La suegra se ofendió por una “limosna”: consideró un insulto los muebles viejos
Llevo tres años casada. Aún no hay hijos, aunque los pensamientos sobre la maternidad flotaban en el aire desde hacía tiempo. Todo este tiempo, mi marido y yo vivimos en un piso de alquiler en el centro de Barcelona—no porque no pudiéramos permitirnos otra vivienda, sino porque mi suegra, Dolores Martínez, no nos dejó entrar en su piso de una habitación, que llevaba años vacío.
Ella crió a Javier—mi marido—sola. El piso se lo dieron hace tiempo de la fábrica textil donde trabajó veinte años. Más tarde, se casó por segunda vez.
—Mi padrastro era buena persona, de verdad me hizo de padre—contaba mi marido—. Pero con mi madre siempre había peleas. Ella se quejaba de que el dinero no alcanzaba, nunca tenía suficiente.
El padrastro tenía una hija de un matrimonio anterior. Quiso adoptar a Javier, pero Dolores Martínez se negó rotundamente—temía perder las ayudas del Estado. Cuando se mudó con su nuevo marido, cerró su piso con llave. Ni siquiera tenía reformas, decidió no alquilarlo—decía que no tenía sentido.
Después de la boda, le pedimos que nos dejara vivir allí—modesto, pero nuestro. Pero mi suegra no quiso ni escuchar:
—Estamos a punto de divorciarnos—declaró—. Es un tacaño, un vago, no sirve para nada. Solo estoy con él por interés. Si nos divorciamos, ¿dónde voy a ir si vosotros ya estáis ahí?

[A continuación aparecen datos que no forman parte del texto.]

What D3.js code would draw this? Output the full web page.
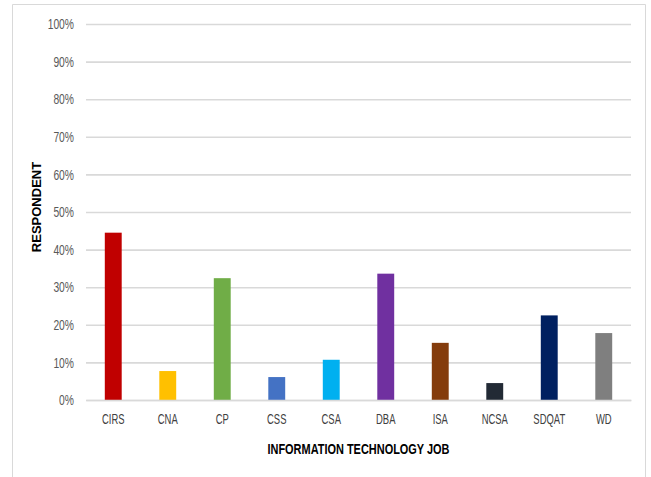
<!DOCTYPE html>
<html>
<head>
<meta charset="utf-8">
<script src="https://cdn.jsdelivr.net/npm/d3@7"></script>
<style>
  html, body { margin: 0; padding: 0; background: #fff; }
  svg { display: block; }
</style>
</head>
<body>
<svg id="chart" width="651" height="477"></svg>
<script>
// Share of respondents per information technology job
const jobs = ["CIRS", "CNA", "CP", "CSS", "CSA", "DBA", "ISA", "NCSA", "SDQAT", "WD"];
const shares = [0.445, 0.077, 0.324, 0.061, 0.107, 0.336, 0.152, 0.045, 0.225, 0.178];
const barColors = ["#c00000", "#ffc000", "#70ad47", "#4472c4", "#00b0f0",
                   "#7030a0", "#843c0c", "#222a35", "#002060", "#7f7f7f"];
const yTicks = [0, 0.1, 0.2, 0.3, 0.4, 0.5, 0.6, 0.7, 0.8, 0.9, 1.0];

const svg = d3.select("#chart");
const W = 651, H = 477;
const plot = { left: 86, right: 631, top: 24, bottom: 400 };
const labelFont = "'Liberation Sans', Arial, sans-serif";

// Squeeze text horizontally to give a condensed face
function condense(sel, factor) {
  sel.each(function () {
    const w = this.getComputedTextLength();
    d3.select(this)
      .attr("textLength", w * factor)
      .attr("lengthAdjust", "spacingAndGlyphs");
  });
}

// Outer frame (open at the bottom)
svg.append("path")
  .attr("d", `M12.5,${H} V4.5 H645.5 V${H}`)
  .attr("fill", "none")
  .attr("stroke", "#d9d9d9")
  .attr("stroke-width", 1);

const x = d3.scaleBand()
  .domain(jobs)
  .range([plot.left, plot.right])
  .paddingInner(0.69)
  .paddingOuter(0.345);

const y = d3.scaleLinear()
  .domain([0, 1])
  .range([plot.bottom, plot.top]);

// Gridlines and percentage labels
const yAxis = d3.axisLeft(y)
  .tickValues(yTicks)
  .tickFormat(d3.format(".0%"))
  .tickSize(-(plot.right - plot.left))
  .tickPadding(12);

const gy = svg.append("g")
  .attr("transform", `translate(${plot.left},0)`)
  .call(yAxis);
gy.select(".domain").remove();
gy.selectAll(".tick line")
  .attr("stroke", "#d9d9d9")
  .attr("stroke-width", 1.6);
gy.selectAll(".tick text")
  .attr("fill", "#595959")
  .style("font-family", labelFont)
  .style("font-size", "14.5px")
  .call(condense, 0.71);

// Bars
svg.append("g")
  .selectAll("rect")
  .data(jobs)
  .join("rect")
  .attr("x", d => x(d))
  .attr("width", x.bandwidth())
  .attr("y", (d, i) => y(shares[i]))
  .attr("height", (d, i) => y(0) - y(shares[i]))
  .attr("fill", (d, i) => barColors[i]);

// Category axis
const xAxis = d3.axisBottom(x).tickSize(0).tickPadding(14);
const gx = svg.append("g")
  .attr("transform", `translate(0,${plot.bottom})`)
  .call(xAxis);
gx.select(".domain")
  .attr("stroke", "#d9d9d9")
  .attr("stroke-width", 1.6);
gx.selectAll(".tick text")
  .attr("fill", "#404040")
  .style("font-family", labelFont)
  .style("font-size", "14.5px")
  .call(condense, 0.65);

// Axis titles
svg.append("text")
  .attr("x", 358.5)
  .attr("y", 454)
  .attr("text-anchor", "middle")
  .attr("fill", "#000")
  .style("font-family", labelFont)
  .style("font-weight", "bold")
  .style("font-size", "14.5px")
  .text("INFORMATION TECHNOLOGY JOB")
  .call(condense, 0.755);

svg.append("text")
  .attr("transform", "translate(41,207) rotate(-90)")
  .attr("text-anchor", "middle")
  .attr("fill", "#000")
  .style("font-family", labelFont)
  .style("font-weight", "bold")
  .style("font-size", "13px")
  .text("RESPONDENT");
</script>
</body>
</html>
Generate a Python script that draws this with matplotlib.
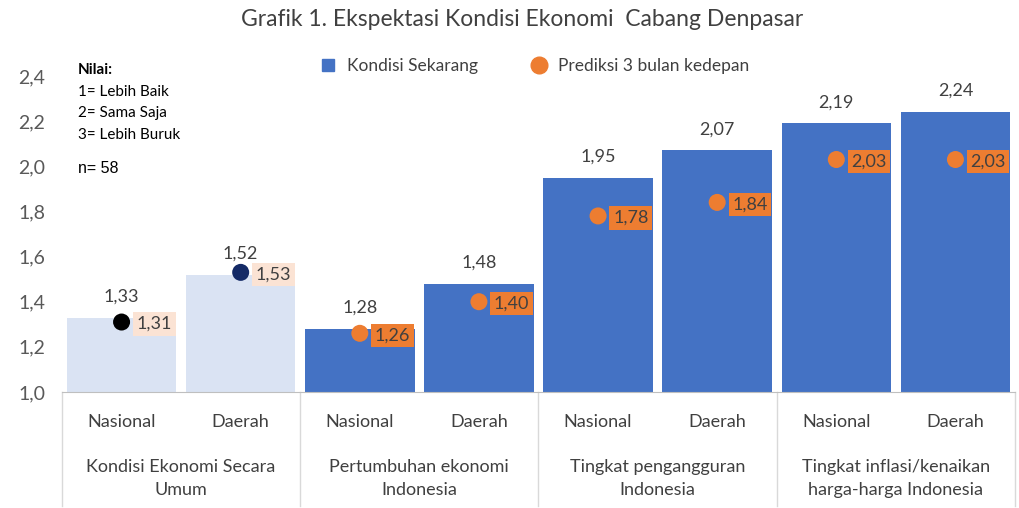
import matplotlib; matplotlib.use("Agg")
import matplotlib.pyplot as plt
import matplotlib.transforms as mtransforms
from matplotlib.lines import Line2D

# data
groups = ["Kondisi Ekonomi Secara\nUmum", "Pertumbuhan ekonomi\nIndonesia",
          "Tingkat pengangguran\nIndonesia", "Tingkat inflasi/kenaikan\nharga-harga Indonesia"]
subcats = ["Nasional", "Daerah"]
sekarang = [1.33, 1.52, 1.28, 1.48, 1.95, 2.07, 2.19, 2.24]
prediksi = [1.31, 1.53, 1.26, 1.40, 1.78, 1.84, 2.03, 2.03]
yticks = [1.0, 1.2, 1.4, 1.6, 1.8, 2.0, 2.2, 2.4]

plt.rcParams.update({"font.family": ["Lato", "DejaVu Sans"], "font.size": 12})
BLUE = "#4472C4"; LIGHT = "#DAE3F3"; ORANGE = "#ED7D31"; PEACH = "#FBE3D4"
TXT = "#404040"

fig = plt.figure(figsize=(10.2, 5.08), dpi=100, facecolor="white")
ax = fig.add_axes([62/1020, 116/508, 953/1020, 316/508])
x = list(range(len(sekarang)))
bar_cols = [LIGHT, LIGHT] + [BLUE]*6
ax.bar(x, [v-1.0 for v in sekarang], bottom=1.0, width=0.92, color=bar_cols, zorder=2)
ax.set_xlim(-0.5, 7.5); ax.set_ylim(1.0, 2.4)
ax.set_yticks(yticks)
ax.set_yticklabels([f"{t:.1f}".replace(".", ",") for t in yticks], color="#595959", fontsize=14)
ax.tick_params(axis="y", length=0, pad=12)
ax.set_xticks([])
for s in ("top", "right", "left"): ax.spines[s].set_visible(False)
ax.spines["bottom"].set_color("#BFBFBF")

fmt = lambda v: f"{v:.2f}".replace(".", ",")
dot_cols = ["black", "#142A66"] + [ORANGE]*6
box_cols = [PEACH, PEACH] + [ORANGE]*6
for i in x:
    ax.annotate(fmt(sekarang[i]), (i, sekarang[i]), xytext=(0, 21), textcoords="offset pixels",
                ha="center", va="center", color=TXT, fontsize=13, zorder=4)
    ax.scatter(i, prediksi[i], s=150, color=dot_cols[i], zorder=5, edgecolors="none")
    ax.annotate(fmt(prediksi[i]), (i, prediksi[i]), xytext=(15, -2), textcoords="offset pixels",
                ha="left", va="center", color=TXT, fontsize=13, zorder=6,
                bbox=dict(boxstyle="square,pad=0.2", fc=box_cols[i], ec="none"))

# multi-level category axis
tr = mtransforms.blended_transform_factory(ax.transData, ax.transAxes)
for i in x:
    ax.text(i, -0.095, subcats[i % 2], transform=tr, ha="center", va="center", color=TXT, fontsize=13)
for g, name in enumerate(groups):
    ax.text(2*g+0.5, -0.275, name, transform=tr, ha="center", va="center", color=TXT,
            fontsize=13, linespacing=1.55)
for b in [-0.5, 1.5, 3.5, 5.5, 7.5]:
    ax.plot([b, b], [0, -0.36], transform=tr, color="#D9D9D9", lw=1, clip_on=False)

# note box
fig.text(78/1020, 1-70/508, "Nilai:", fontsize=11, fontweight="bold", va="center")
for k, line in enumerate(["1= Lebih Baik", "2= Sama Saja", "3= Lebih Buruk"]):
    fig.text(78/1020, 1-(92+21.5*k)/508, line, fontsize=11, va="center")
fig.text(78/1020, 1-168/508, "n= 58", fontsize=11.5, va="center", family="Liberation Sans")

fig.text(522/1020, 1-20/508, "Grafik 1. Ekspektasi Kondisi Ekonomi  Cabang Denpasar",
         ha="center", va="center", fontsize=16.5, color=TXT)
handles = [Line2D([], [], marker="s", ls="none", color=BLUE, ms=9),
           Line2D([], [], marker="o", ls="none", color=ORANGE, ms=12)]
fig.legend(handles, ["Kondisi Sekarang", "Prediksi 3 bulan kedepan"], loc="center",
           bbox_to_anchor=(530/1020, 1-66/508), ncol=2, frameon=False, fontsize=12.5,
           handletextpad=0.1, columnspacing=2.5, labelcolor=TXT)

fig.savefig("out.png", dpi=100, facecolor="white")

Y, en efecto, pronto pidió el divorcio. Pero no se apresuró a dejar la casa del marido. Y entonces llegó la desgracia—el padrastro murió. Dolores estaba convencida de que el piso de dos habitaciones sería suyo. Pero resultó que la herencia era para su hija.
Por entonces, también falleció mi abuela, que en vida me había traspasado su acogedor piso de dos habitaciones. Con mi marido empezamos a hacer reformas, planeábamos mudarnos. Pero todo se truncó con el berrinche de Dolores Martínez.
—¡Yo lo cuidé en sus últimos días, mientras esa, su hija, ni siquiera venía a visitarlo! Le preparé caldos, le llevé medicinas. ¡Y ahora ella, esa Sandra, vivirá en Madrid con la herencia, y yo en un piso húmedo de una habitación! ¡Ahí tienes la justicia!—gritaba por teléfono.
Todas estas desgracias se las buscó ella misma: se negó a la adopción, no quiso vivir con nosotros. Discutir era inútil. No le quedó más que volver a ese piso vacío y abandonado. Sin muebles, sin condiciones decentes. Solo paredes desnudas.
A mi marido le dio pena. Quiso mejorar un poco el lugar, aunque fuera con una reforma mínima. Yo, por mi parte, le ofrecí los muebles de mi abuela—íbamos a cambiarlos por otros nuevos, de todos modos. Estaban limpios, en buen estado—aunque no fueran nuevos.
Dolores se había llevado algunas cosas del piso del difunto, pero eran electrodomésticos empotrados, que no valía la pena retirar. Y la heredera del padrastro—que no era tonta—no quiso soltar nada de valor.
Cuando llegamos con los muebles, mi suegra armó un escándalo:
—¿Y esto? ¿Me traéis trastos viejos del desván? ¡Mi marido muere y me tratáis como a basura! ¡Os compráis todo nuevo para vosotros y a mí me tiráis viejerías! ¡Vergüenza!—gritó en medio del portal.
Aunque el sofá de mi abuela solo tenía cuatro años y apenas se usó. Los muebles nuevos nos los compraron mis padres. Por qué creyó que teníamos que amueblarle el piso entero—es un misterio. Encima, exigió que nos lo lleváramos todo. Empezó a reprocharnos: con dinero para reformas, pero sin darle nada a ella.
Nos dimos media vuelta y nos fuimos. Los muebles quedaron en el pasillo. Pensé que Javier volvería el fin de semana para llevárselos. Pero no. Mi suegra llamó a un vecino y los metió ella misma en el piso. Supongo que entendió que no podía darse el lujo de hacer aspavientos, sobre todo con los bolsillos vacíos.
Así vive. Con rencores, con muebles ajenos, pero con su orgullo intacto. Solo que el orgullo, al parecer, no cocina la cena ni te arropa por la noche.